**Task to carry out**
Restate the listing below word for word, omitting any images.

**Collected material**
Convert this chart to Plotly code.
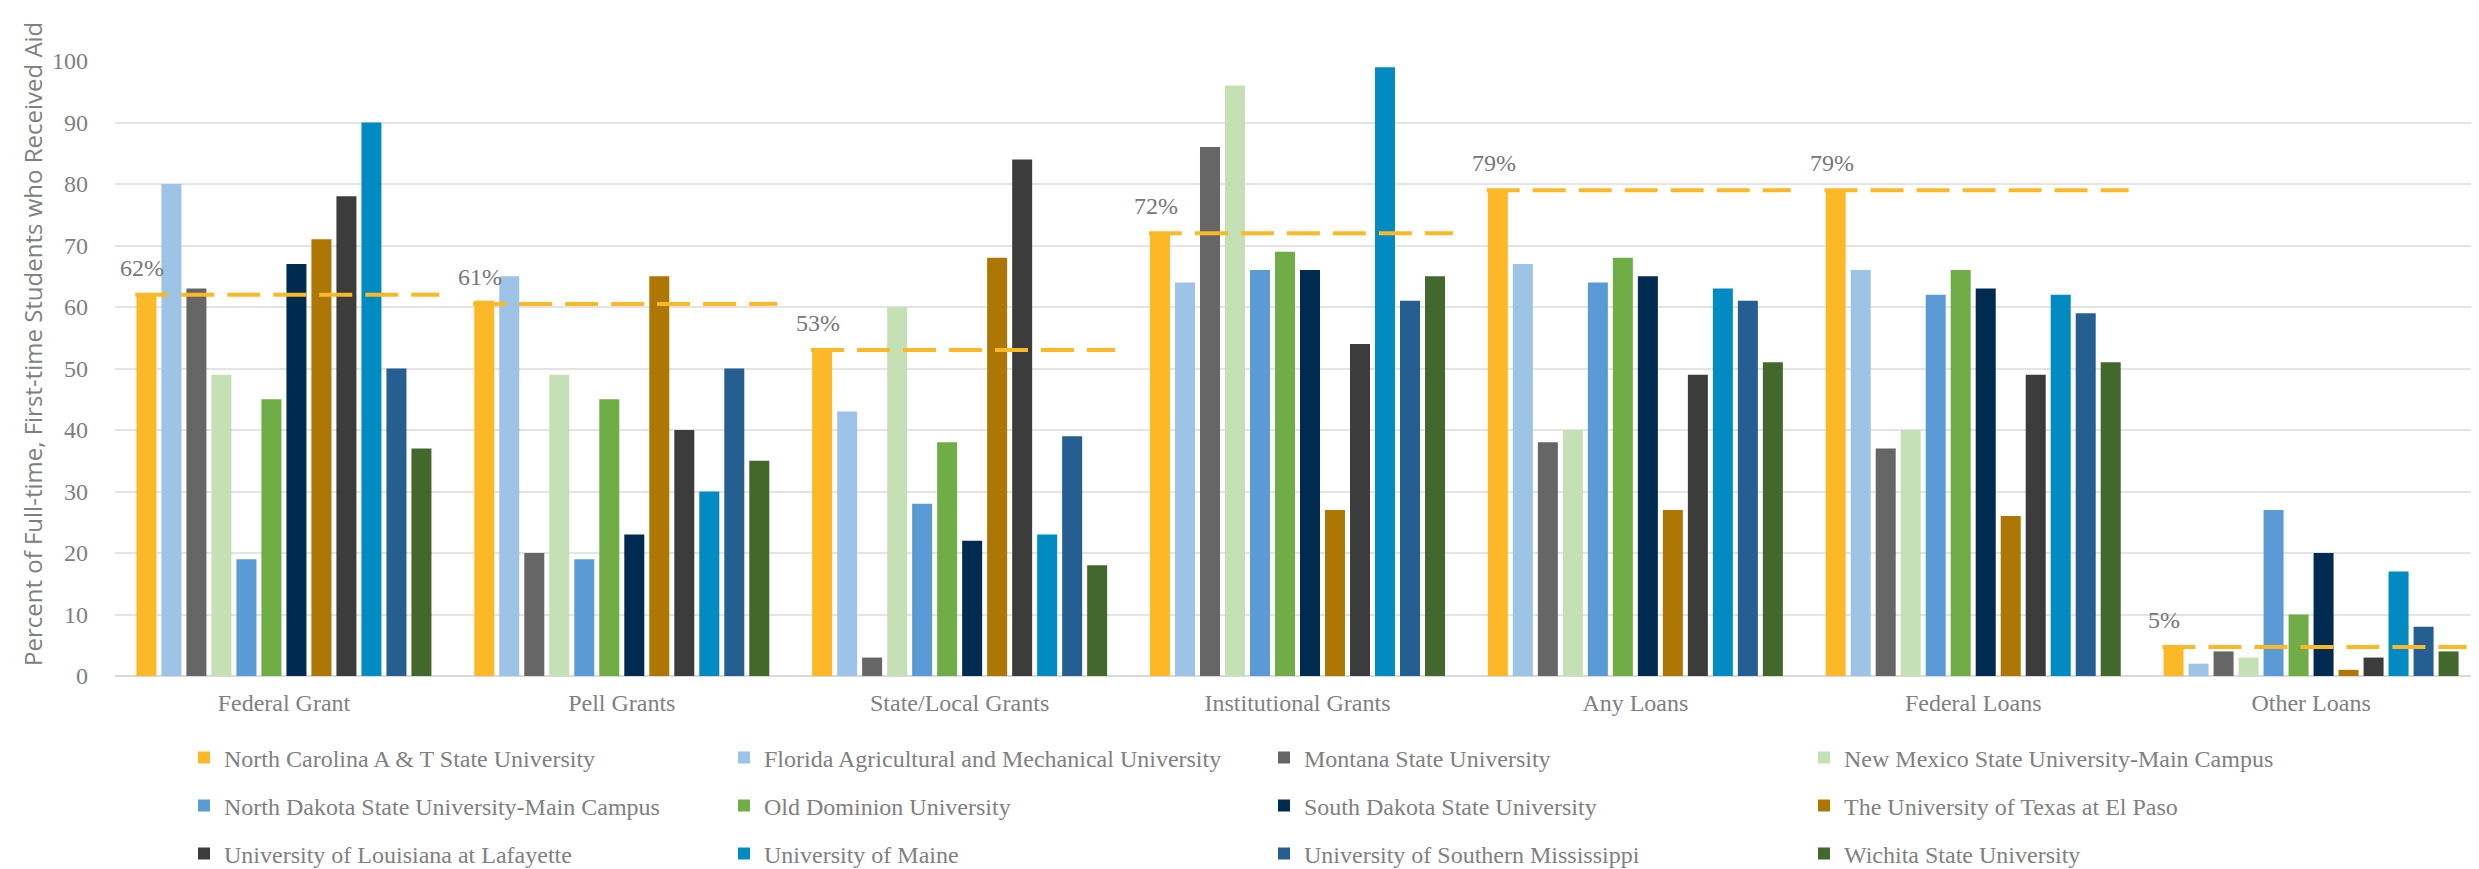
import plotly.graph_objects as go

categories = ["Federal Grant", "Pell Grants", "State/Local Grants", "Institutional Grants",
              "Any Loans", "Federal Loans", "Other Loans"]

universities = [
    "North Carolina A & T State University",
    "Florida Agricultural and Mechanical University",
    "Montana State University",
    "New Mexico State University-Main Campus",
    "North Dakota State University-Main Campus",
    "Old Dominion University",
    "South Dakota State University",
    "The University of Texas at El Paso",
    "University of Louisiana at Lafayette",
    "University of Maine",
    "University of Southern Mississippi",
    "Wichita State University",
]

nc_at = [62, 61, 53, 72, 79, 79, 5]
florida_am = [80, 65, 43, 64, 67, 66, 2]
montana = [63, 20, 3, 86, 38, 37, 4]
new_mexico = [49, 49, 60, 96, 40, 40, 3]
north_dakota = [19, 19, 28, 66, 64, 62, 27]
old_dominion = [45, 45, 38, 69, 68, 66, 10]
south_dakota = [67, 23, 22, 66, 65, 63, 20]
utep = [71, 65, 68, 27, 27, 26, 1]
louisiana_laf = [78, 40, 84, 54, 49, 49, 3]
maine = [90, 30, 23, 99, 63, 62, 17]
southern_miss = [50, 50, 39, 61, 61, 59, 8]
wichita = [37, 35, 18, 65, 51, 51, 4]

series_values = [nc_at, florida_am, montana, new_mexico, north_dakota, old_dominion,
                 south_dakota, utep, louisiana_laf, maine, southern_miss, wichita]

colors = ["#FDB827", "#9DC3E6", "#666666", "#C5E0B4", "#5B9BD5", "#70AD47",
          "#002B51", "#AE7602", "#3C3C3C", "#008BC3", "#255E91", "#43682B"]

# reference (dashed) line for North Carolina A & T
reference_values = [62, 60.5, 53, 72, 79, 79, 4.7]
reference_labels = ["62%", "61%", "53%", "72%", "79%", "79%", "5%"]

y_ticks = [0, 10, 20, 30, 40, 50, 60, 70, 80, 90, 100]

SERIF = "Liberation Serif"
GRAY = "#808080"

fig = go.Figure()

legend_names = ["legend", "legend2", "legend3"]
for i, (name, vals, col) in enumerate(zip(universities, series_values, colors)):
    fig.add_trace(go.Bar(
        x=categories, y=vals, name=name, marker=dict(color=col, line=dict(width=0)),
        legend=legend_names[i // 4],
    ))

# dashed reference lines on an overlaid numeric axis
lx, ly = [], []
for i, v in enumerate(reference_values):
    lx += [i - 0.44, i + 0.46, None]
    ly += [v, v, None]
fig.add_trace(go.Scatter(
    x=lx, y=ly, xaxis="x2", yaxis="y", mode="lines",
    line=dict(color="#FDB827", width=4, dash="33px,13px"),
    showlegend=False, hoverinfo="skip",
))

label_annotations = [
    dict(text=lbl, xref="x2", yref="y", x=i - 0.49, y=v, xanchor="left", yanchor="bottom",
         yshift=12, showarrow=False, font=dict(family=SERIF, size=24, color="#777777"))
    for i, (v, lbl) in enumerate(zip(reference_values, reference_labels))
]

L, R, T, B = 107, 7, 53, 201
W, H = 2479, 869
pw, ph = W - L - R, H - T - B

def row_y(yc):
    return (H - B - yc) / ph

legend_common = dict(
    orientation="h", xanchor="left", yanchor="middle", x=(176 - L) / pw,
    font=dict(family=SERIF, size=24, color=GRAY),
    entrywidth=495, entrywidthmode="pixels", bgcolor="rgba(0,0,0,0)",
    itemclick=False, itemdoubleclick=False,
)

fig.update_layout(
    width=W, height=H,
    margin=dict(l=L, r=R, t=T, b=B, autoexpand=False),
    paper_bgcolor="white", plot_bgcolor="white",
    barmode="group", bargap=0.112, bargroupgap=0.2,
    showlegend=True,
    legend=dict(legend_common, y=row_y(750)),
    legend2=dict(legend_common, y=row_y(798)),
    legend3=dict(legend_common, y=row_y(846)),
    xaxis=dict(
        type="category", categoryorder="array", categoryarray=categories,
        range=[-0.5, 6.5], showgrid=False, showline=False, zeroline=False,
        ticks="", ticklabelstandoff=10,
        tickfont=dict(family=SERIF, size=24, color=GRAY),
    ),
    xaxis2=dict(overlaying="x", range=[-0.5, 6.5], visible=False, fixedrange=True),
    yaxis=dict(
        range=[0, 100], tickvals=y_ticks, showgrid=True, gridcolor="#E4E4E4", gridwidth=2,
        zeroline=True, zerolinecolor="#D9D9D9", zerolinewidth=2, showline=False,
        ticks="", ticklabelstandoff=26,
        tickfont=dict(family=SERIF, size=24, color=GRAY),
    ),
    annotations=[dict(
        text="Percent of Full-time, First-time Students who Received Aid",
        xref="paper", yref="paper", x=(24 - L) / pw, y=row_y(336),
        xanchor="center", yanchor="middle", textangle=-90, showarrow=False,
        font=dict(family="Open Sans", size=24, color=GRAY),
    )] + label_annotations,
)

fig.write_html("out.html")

**The output**
Convert this chart to Plotly code.
import plotly.graph_objects as go

categories = ["Federal Grant", "Pell Grants", "State/Local Grants", "Institutional Grants",
              "Any Loans", "Federal Loans", "Other Loans"]

universities = [
    "North Carolina A & T State University",
    "Florida Agricultural and Mechanical University",
    "Montana State University",
    "New Mexico State University-Main Campus",
    "North Dakota State University-Main Campus",
    "Old Dominion University",
    "South Dakota State University",
    "The University of Texas at El Paso",
    "University of Louisiana at Lafayette",
    "University of Maine",
    "University of Southern Mississippi",
    "Wichita State University",
]

nc_at = [62, 61, 53, 72, 79, 79, 5]
florida_am = [80, 65, 43, 64, 67, 66, 2]
montana = [63, 20, 3, 86, 38, 37, 4]
new_mexico = [49, 49, 60, 96, 40, 40, 3]
north_dakota = [19, 19, 28, 66, 64, 62, 27]
old_dominion = [45, 45, 38, 69, 68, 66, 10]
south_dakota = [67, 23, 22, 66, 65, 63, 20]
utep = [71, 65, 68, 27, 27, 26, 1]
louisiana_laf = [78, 40, 84, 54, 49, 49, 3]
maine = [90, 30, 23, 99, 63, 62, 17]
southern_miss = [50, 50, 39, 61, 61, 59, 8]
wichita = [37, 35, 18, 65, 51, 51, 4]

series_values = [nc_at, florida_am, montana, new_mexico, north_dakota, old_dominion,
                 south_dakota, utep, louisiana_laf, maine, southern_miss, wichita]

colors = ["#FDB827", "#9DC3E6", "#666666", "#C5E0B4", "#5B9BD5", "#70AD47",
          "#002B51", "#AE7602", "#3C3C3C", "#008BC3", "#255E91", "#43682B"]

# reference (dashed) line for North Carolina A & T
reference_values = [62, 60.5, 53, 72, 79, 79, 4.7]
reference_labels = ["62%", "61%", "53%", "72%", "79%", "79%", "5%"]

y_ticks = [0, 10, 20, 30, 40, 50, 60, 70, 80, 90, 100]

SERIF = "Liberation Serif"
GRAY = "#808080"

fig = go.Figure()

legend_names = ["legend", "legend2", "legend3"]
for i, (name, vals, col) in enumerate(zip(universities, series_values, colors)):
    fig.add_trace(go.Bar(
        x=categories, y=vals, name=name, marker=dict(color=col, line=dict(width=0)),
        legend=legend_names[i // 4],
    ))

# dashed reference lines on an overlaid numeric axis
lx, ly = [], []
for i, v in enumerate(reference_values):
    lx += [i - 0.44, i + 0.46, None]
    ly += [v, v, None]
fig.add_trace(go.Scatter(
    x=lx, y=ly, xaxis="x2", yaxis="y", mode="lines",
    line=dict(color="#FDB827", width=4, dash="33px,13px"),
    showlegend=False, hoverinfo="skip",
))

label_annotations = [
    dict(text=lbl, xref="x2", yref="y", x=i - 0.49, y=v, xanchor="left", yanchor="bottom",
         yshift=12, showarrow=False, font=dict(family=SERIF, size=24, color="#777777"))
    for i, (v, lbl) in enumerate(zip(reference_values, reference_labels))
]

L, R, T, B = 107, 7, 53, 201
W, H = 2479, 869
pw, ph = W - L - R, H - T - B

def row_y(yc):
    return (H - B - yc) / ph

legend_common = dict(
    orientation="h", xanchor="left", yanchor="middle", x=(176 - L) / pw,
    font=dict(family=SERIF, size=24, color=GRAY),
    entrywidth=495, entrywidthmode="pixels", bgcolor="rgba(0,0,0,0)",
    itemclick=False, itemdoubleclick=False,
)

fig.update_layout(
    width=W, height=H,
    margin=dict(l=L, r=R, t=T, b=B, autoexpand=False),
    paper_bgcolor="white", plot_bgcolor="white",
    barmode="group", bargap=0.112, bargroupgap=0.2,
    showlegend=True,
    legend=dict(legend_common, y=row_y(750)),
    legend2=dict(legend_common, y=row_y(798)),
    legend3=dict(legend_common, y=row_y(846)),
    xaxis=dict(
        type="category", categoryorder="array", categoryarray=categories,
        range=[-0.5, 6.5], showgrid=False, showline=False, zeroline=False,
        ticks="", ticklabelstandoff=10,
        tickfont=dict(family=SERIF, size=24, color=GRAY),
    ),
    xaxis2=dict(overlaying="x", range=[-0.5, 6.5], visible=False, fixedrange=True),
    yaxis=dict(
        range=[0, 100], tickvals=y_ticks, showgrid=True, gridcolor="#E4E4E4", gridwidth=2,
        zeroline=True, zerolinecolor="#D9D9D9", zerolinewidth=2, showline=False,
        ticks="", ticklabelstandoff=26,
        tickfont=dict(family=SERIF, size=24, color=GRAY),
    ),
    annotations=[dict(
        text="Percent of Full-time, First-time Students who Received Aid",
        xref="paper", yref="paper", x=(24 - L) / pw, y=row_y(336),
        xanchor="center", yanchor="middle", textangle=-90, showarrow=False,
        font=dict(family="Open Sans", size=24, color=GRAY),
    )] + label_annotations,
)

fig.write_html("out.html")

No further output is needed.